* BEGIN *
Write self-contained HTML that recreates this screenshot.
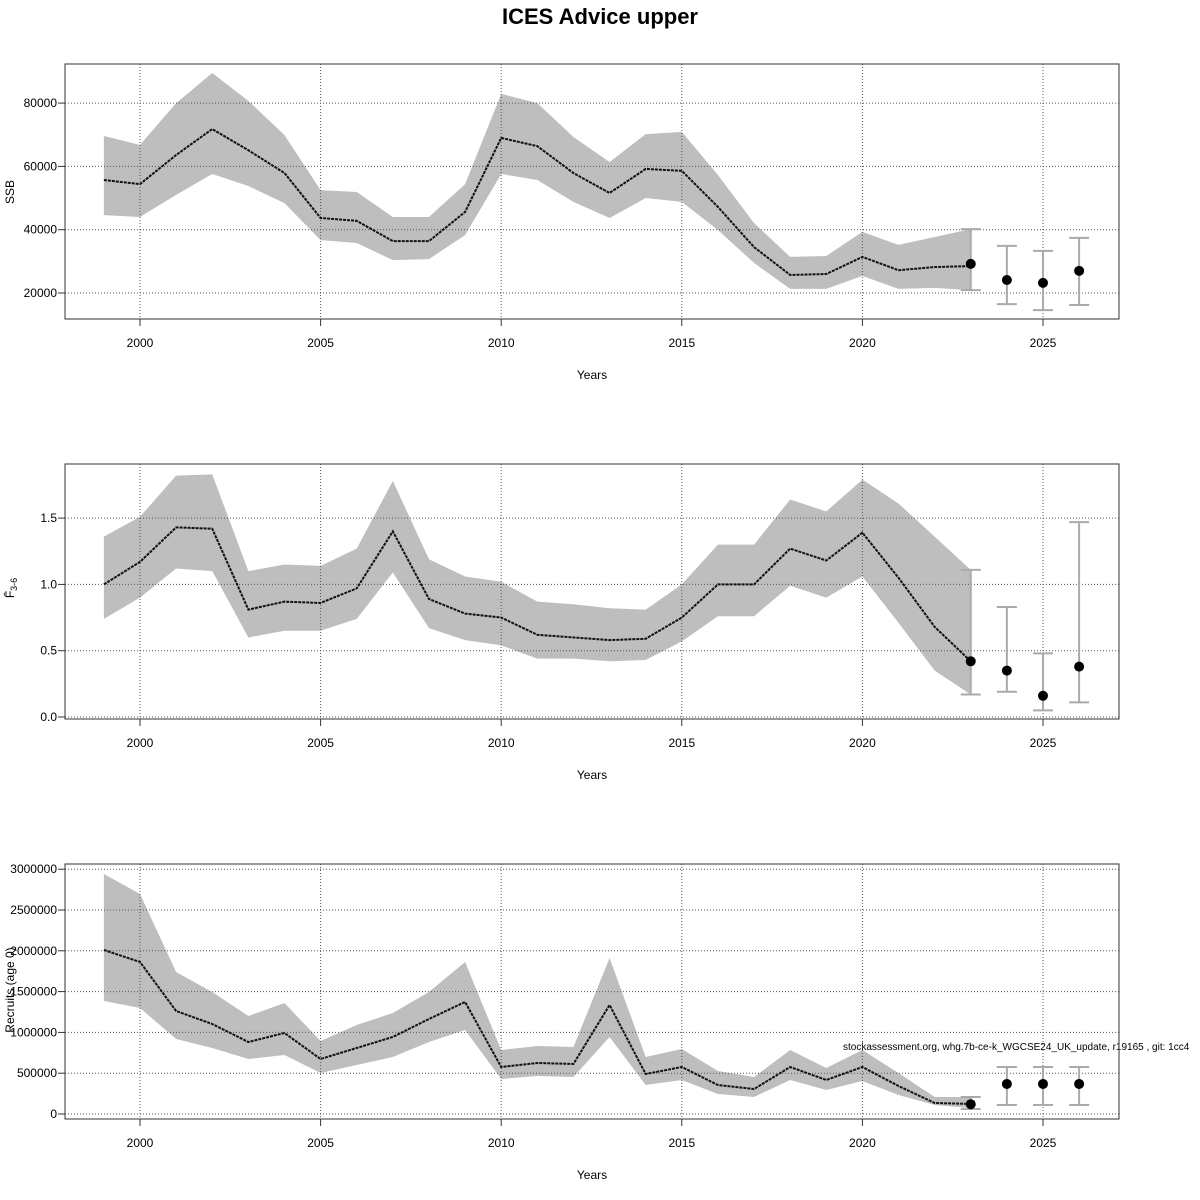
<!DOCTYPE html>
<html><head><meta charset="utf-8"><style>
body{margin:0;background:#fff}
svg{display:block;font-family:"Liberation Sans",Arial,sans-serif}
</style></head><body>
<svg id="chart" width="1200" height="1200" viewBox="0 0 1200 1200">
<text x="600" y="24" text-anchor="middle" font-size="22" font-weight="bold">ICES Advice upper</text>
<text x="843" y="1050" text-anchor="start" font-size="10">stockassessment.org, whg.7b-ce-k_WGCSE24_UK_update, r19165 , git: 1cc4</text>
</svg>
<script>
const years=[1999,2000,2001,2002,2003,2004,2005,2006,2007,2008,2009,2010,2011,2012,2013,2014,2015,2016,2017,2018,2019,2020,2021,2022,2023];
const xTicks=[2000,2005,2010,2015,2020,2025];
const fcYears=[2023,2024,2025,2026];

const ssbMid=[55700,54400,63600,71800,65100,57900,43700,42800,36400,36400,45600,69000,66400,57900,51600,59200,58600,47200,34500,25700,26000,31400,27200,28200,28500];
const ssbHi=[69600,66800,80000,89500,80700,69900,52500,51900,44000,44000,54400,82900,80000,69300,61400,70200,70900,57300,42100,31400,31700,39300,35200,37700,40200];
const ssbLo=[44600,44000,51000,57600,53800,48400,36700,35800,30400,30700,38300,57600,55700,48800,43700,50000,48800,39900,29500,21300,21300,25400,21300,21600,20900];
const ssbFc=[29200,24100,23200,27000];
const ssbFcHi=[40200,34900,33300,37400];
const ssbFcLo=[20900,16500,14600,16200];
const ssbTicks=[20000,40000,60000,80000];

const fMid=[1.00,1.17,1.43,1.42,0.81,0.87,0.86,0.97,1.40,0.89,0.78,0.75,0.62,0.60,0.58,0.59,0.75,1.00,1.00,1.27,1.18,1.39,1.05,0.68,0.42];
const fHi=[1.36,1.51,1.82,1.83,1.10,1.15,1.14,1.27,1.78,1.19,1.06,1.02,0.87,0.85,0.82,0.81,1.00,1.30,1.30,1.64,1.55,1.79,1.61,1.36,1.11];
const fLo=[0.74,0.90,1.12,1.10,0.60,0.65,0.65,0.74,1.09,0.67,0.58,0.54,0.44,0.44,0.42,0.43,0.57,0.76,0.76,0.99,0.90,1.06,0.71,0.35,0.17];
const fFc=[0.42,0.35,0.16,0.38];
const fFcHi=[1.11,0.83,0.48,1.47];
const fFcLo=[0.17,0.19,0.05,0.11];
const fTicks=[0.0,0.5,1.0,1.5];
const fTickLabels=["0.0","0.5","1.0","1.5"];

const recMid=[2010000,1863000,1262000,1103000,882000,993000,674000,809000,944000,1164000,1373000,576000,625000,613000,1336000,490000,576000,355000,306000,576000,417000,576000,343000,135000,123000];
const recHi=[2941000,2696000,1740000,1495000,1201000,1360000,895000,1091000,1238000,1495000,1863000,784000,833000,821000,1912000,699000,797000,527000,453000,784000,564000,784000,502000,208000,208000];
const recLo=[1385000,1299000,919000,809000,674000,723000,502000,600000,699000,882000,1029000,429000,466000,453000,944000,355000,417000,245000,208000,417000,294000,404000,233000,110000,74000];
const recFc=[120000,368000,368000,368000];
const recFcHi=[208000,576000,576000,576000];
const recFcLo=[61000,110000,110000,110000];
const recTicks=[0,500000,1000000,1500000,2000000,2500000,3000000];

const svg=document.getElementById('chart');
const NS='http://www.w3.org/2000/svg';
function mk(tag,attrs,parent){const e=document.createElementNS(NS,tag);for(const k in attrs)e.setAttribute(k,attrs[k]);(parent||svg).appendChild(e);return e;}
const X0=65,X1=1119;
function xs(yr){return 140+(yr-2000)*36.12;}

function panel(name,top,bottom,yScale,mid,hi,lo,fc,fcHi,fcLo,ticks,tickLabels,ylabel,ylabelY){
  const g=mk('g',{});
  
  
  let pts=years.map((y,i)=>xs(y)+','+yScale(hi[i]));
  for(let i=years.length-1;i>=0;i--)pts.push(xs(years[i])+','+yScale(lo[i]));
  const band=mk('polygon',{points:pts.join(' '),fill:'#bebebe',stroke:'none'},g);
  
  
  xTicks.forEach(t=>{mk('line',{x1:xs(t),x2:xs(t),y1:top,y2:bottom,stroke:'#555','stroke-width':1,'stroke-dasharray':'1,2'},g);});
  ticks.forEach(t=>{mk('line',{x1:X0,x2:X1,y1:yScale(t),y2:yScale(t),stroke:'#555','stroke-width':1,'stroke-dasharray':'1,2'},g);});
  const line=mk('polyline',{points:years.map((y,i)=>xs(y)+','+yScale(mid[i])).join(' '),fill:'none',stroke:'#111','stroke-width':2,'stroke-dasharray':'3,1'},g);
  
  
  fcYears.forEach((y,i)=>{
    const x=xs(y);
    mk('line',{x1:x,x2:x,y1:yScale(fcHi[i]),y2:yScale(fcLo[i]),stroke:'#aaa','stroke-width':2},g);
    mk('line',{x1:x-10,x2:x+10,y1:yScale(fcHi[i]),y2:yScale(fcHi[i]),stroke:'#aaa','stroke-width':2},g);
    mk('line',{x1:x-10,x2:x+10,y1:yScale(fcLo[i]),y2:yScale(fcLo[i]),stroke:'#aaa','stroke-width':2},g);
    const c=mk('circle',{cx:x,cy:yScale(fc[i]),r:5,fill:'#000'},g);
    
    
  });
  mk('rect',{x:X0,y:top,width:X1-X0,height:bottom-top,fill:'none',stroke:'#333','stroke-width':1},g);
  xTicks.forEach(t=>{
    mk('line',{x1:xs(t),x2:xs(t),y1:bottom,y2:bottom+7,stroke:'#333'},g);
    const tx=mk('text',{x:xs(t),y:bottom+28,'text-anchor':'middle','font-size':12},g);tx.textContent=t;
    
    
  });
  ticks.forEach((t,i)=>{
    mk('line',{x1:X0-7,x2:X0,y1:yScale(t),y2:yScale(t),stroke:'#333'},g);
    const tx=mk('text',{x:X0-8,y:yScale(t)+4,'text-anchor':'end','font-size':12},g);tx.textContent=tickLabels[i];
    
    
  });
  const xl=mk('text',{x:592,y:bottom+60,'text-anchor':'middle','font-size':12},g);xl.textContent='Years';
  
  
  const yl=mk('text',{x:0,y:0,'text-anchor':'middle','font-size':12,transform:'translate(14,'+ylabelY+') rotate(-90)'},g);
  yl.innerHTML=ylabel;
  
  
}
panel('ssb',64,319,v=>293-(v-20000)/20000*63.3,ssbMid,ssbHi,ssbLo,ssbFc,ssbFcHi,ssbFcLo,ssbTicks,ssbTicks.map(String),'SSB',192);
panel('fbar',464,719,v=>717-v*132.6,fMid,fHi,fLo,fFc,fFcHi,fFcLo,fTicks,fTickLabels,'F̄<tspan font-size="9" dy="3">3-6</tspan>',588);
panel('recruits',864,1119,v=>1114-v/500000*40.8,recMid,recHi,recLo,recFc,recFcHi,recFcLo,recTicks,recTicks.map(String),'Recruits (age 0)',990);
</script>
</body></html>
* END *
* _Aim of the exercise_:
Without the pictures, print the whole listing exactly as given.

* _Response to this exercise_:
Write self-contained HTML that recreates this screenshot.
<!DOCTYPE html>
<html><head><meta charset="utf-8"><style>
body{margin:0;background:#fff}
svg{display:block;font-family:"Liberation Sans",Arial,sans-serif}
</style></head><body>
<svg id="chart" width="1200" height="1200" viewBox="0 0 1200 1200">
<text x="600" y="24" text-anchor="middle" font-size="22" font-weight="bold">ICES Advice upper</text>
<text x="843" y="1050" text-anchor="start" font-size="10">stockassessment.org, whg.7b-ce-k_WGCSE24_UK_update, r19165 , git: 1cc4</text>
</svg>
<script>
const years=[1999,2000,2001,2002,2003,2004,2005,2006,2007,2008,2009,2010,2011,2012,2013,2014,2015,2016,2017,2018,2019,2020,2021,2022,2023];
const xTicks=[2000,2005,2010,2015,2020,2025];
const fcYears=[2023,2024,2025,2026];

const ssbMid=[55700,54400,63600,71800,65100,57900,43700,42800,36400,36400,45600,69000,66400,57900,51600,59200,58600,47200,34500,25700,26000,31400,27200,28200,28500];
const ssbHi=[69600,66800,80000,89500,80700,69900,52500,51900,44000,44000,54400,82900,80000,69300,61400,70200,70900,57300,42100,31400,31700,39300,35200,37700,40200];
const ssbLo=[44600,44000,51000,57600,53800,48400,36700,35800,30400,30700,38300,57600,55700,48800,43700,50000,48800,39900,29500,21300,21300,25400,21300,21600,20900];
const ssbFc=[29200,24100,23200,27000];
const ssbFcHi=[40200,34900,33300,37400];
const ssbFcLo=[20900,16500,14600,16200];
const ssbTicks=[20000,40000,60000,80000];

const fMid=[1.00,1.17,1.43,1.42,0.81,0.87,0.86,0.97,1.40,0.89,0.78,0.75,0.62,0.60,0.58,0.59,0.75,1.00,1.00,1.27,1.18,1.39,1.05,0.68,0.42];
const fHi=[1.36,1.51,1.82,1.83,1.10,1.15,1.14,1.27,1.78,1.19,1.06,1.02,0.87,0.85,0.82,0.81,1.00,1.30,1.30,1.64,1.55,1.79,1.61,1.36,1.11];
const fLo=[0.74,0.90,1.12,1.10,0.60,0.65,0.65,0.74,1.09,0.67,0.58,0.54,0.44,0.44,0.42,0.43,0.57,0.76,0.76,0.99,0.90,1.06,0.71,0.35,0.17];
const fFc=[0.42,0.35,0.16,0.38];
const fFcHi=[1.11,0.83,0.48,1.47];
const fFcLo=[0.17,0.19,0.05,0.11];
const fTicks=[0.0,0.5,1.0,1.5];
const fTickLabels=["0.0","0.5","1.0","1.5"];

const recMid=[2010000,1863000,1262000,1103000,882000,993000,674000,809000,944000,1164000,1373000,576000,625000,613000,1336000,490000,576000,355000,306000,576000,417000,576000,343000,135000,123000];
const recHi=[2941000,2696000,1740000,1495000,1201000,1360000,895000,1091000,1238000,1495000,1863000,784000,833000,821000,1912000,699000,797000,527000,453000,784000,564000,784000,502000,208000,208000];
const recLo=[1385000,1299000,919000,809000,674000,723000,502000,600000,699000,882000,1029000,429000,466000,453000,944000,355000,417000,245000,208000,417000,294000,404000,233000,110000,74000];
const recFc=[120000,368000,368000,368000];
const recFcHi=[208000,576000,576000,576000];
const recFcLo=[61000,110000,110000,110000];
const recTicks=[0,500000,1000000,1500000,2000000,2500000,3000000];

const svg=document.getElementById('chart');
const NS='http://www.w3.org/2000/svg';
function mk(tag,attrs,parent){const e=document.createElementNS(NS,tag);for(const k in attrs)e.setAttribute(k,attrs[k]);(parent||svg).appendChild(e);return e;}
const X0=65,X1=1119;
function xs(yr){return 140+(yr-2000)*36.12;}

function panel(name,top,bottom,yScale,mid,hi,lo,fc,fcHi,fcLo,ticks,tickLabels,ylabel,ylabelY){
  const g=mk('g',{});
  
  
  let pts=years.map((y,i)=>xs(y)+','+yScale(hi[i]));
  for(let i=years.length-1;i>=0;i--)pts.push(xs(years[i])+','+yScale(lo[i]));
  const band=mk('polygon',{points:pts.join(' '),fill:'#bebebe',stroke:'none'},g);
  
  
  xTicks.forEach(t=>{mk('line',{x1:xs(t),x2:xs(t),y1:top,y2:bottom,stroke:'#555','stroke-width':1,'stroke-dasharray':'1,2'},g);});
  ticks.forEach(t=>{mk('line',{x1:X0,x2:X1,y1:yScale(t),y2:yScale(t),stroke:'#555','stroke-width':1,'stroke-dasharray':'1,2'},g);});
  const line=mk('polyline',{points:years.map((y,i)=>xs(y)+','+yScale(mid[i])).join(' '),fill:'none',stroke:'#111','stroke-width':2,'stroke-dasharray':'3,1'},g);
  
  
  fcYears.forEach((y,i)=>{
    const x=xs(y);
    mk('line',{x1:x,x2:x,y1:yScale(fcHi[i]),y2:yScale(fcLo[i]),stroke:'#aaa','stroke-width':2},g);
    mk('line',{x1:x-10,x2:x+10,y1:yScale(fcHi[i]),y2:yScale(fcHi[i]),stroke:'#aaa','stroke-width':2},g);
    mk('line',{x1:x-10,x2:x+10,y1:yScale(fcLo[i]),y2:yScale(fcLo[i]),stroke:'#aaa','stroke-width':2},g);
    const c=mk('circle',{cx:x,cy:yScale(fc[i]),r:5,fill:'#000'},g);
    
    
  });
  mk('rect',{x:X0,y:top,width:X1-X0,height:bottom-top,fill:'none',stroke:'#333','stroke-width':1},g);
  xTicks.forEach(t=>{
    mk('line',{x1:xs(t),x2:xs(t),y1:bottom,y2:bottom+7,stroke:'#333'},g);
    const tx=mk('text',{x:xs(t),y:bottom+28,'text-anchor':'middle','font-size':12},g);tx.textContent=t;
    
    
  });
  ticks.forEach((t,i)=>{
    mk('line',{x1:X0-7,x2:X0,y1:yScale(t),y2:yScale(t),stroke:'#333'},g);
    const tx=mk('text',{x:X0-8,y:yScale(t)+4,'text-anchor':'end','font-size':12},g);tx.textContent=tickLabels[i];
    
    
  });
  const xl=mk('text',{x:592,y:bottom+60,'text-anchor':'middle','font-size':12},g);xl.textContent='Years';
  
  
  const yl=mk('text',{x:0,y:0,'text-anchor':'middle','font-size':12,transform:'translate(14,'+ylabelY+') rotate(-90)'},g);
  yl.innerHTML=ylabel;
  
  
}
panel('ssb',64,319,v=>293-(v-20000)/20000*63.3,ssbMid,ssbHi,ssbLo,ssbFc,ssbFcHi,ssbFcLo,ssbTicks,ssbTicks.map(String),'SSB',192);
panel('fbar',464,719,v=>717-v*132.6,fMid,fHi,fLo,fFc,fFcHi,fFcLo,fTicks,fTickLabels,'F̄<tspan font-size="9" dy="3">3-6</tspan>',588);
panel('recruits',864,1119,v=>1114-v/500000*40.8,recMid,recHi,recLo,recFc,recFcHi,recFcLo,recTicks,recTicks.map(String),'Recruits (age 0)',990);
</script>
</body></html>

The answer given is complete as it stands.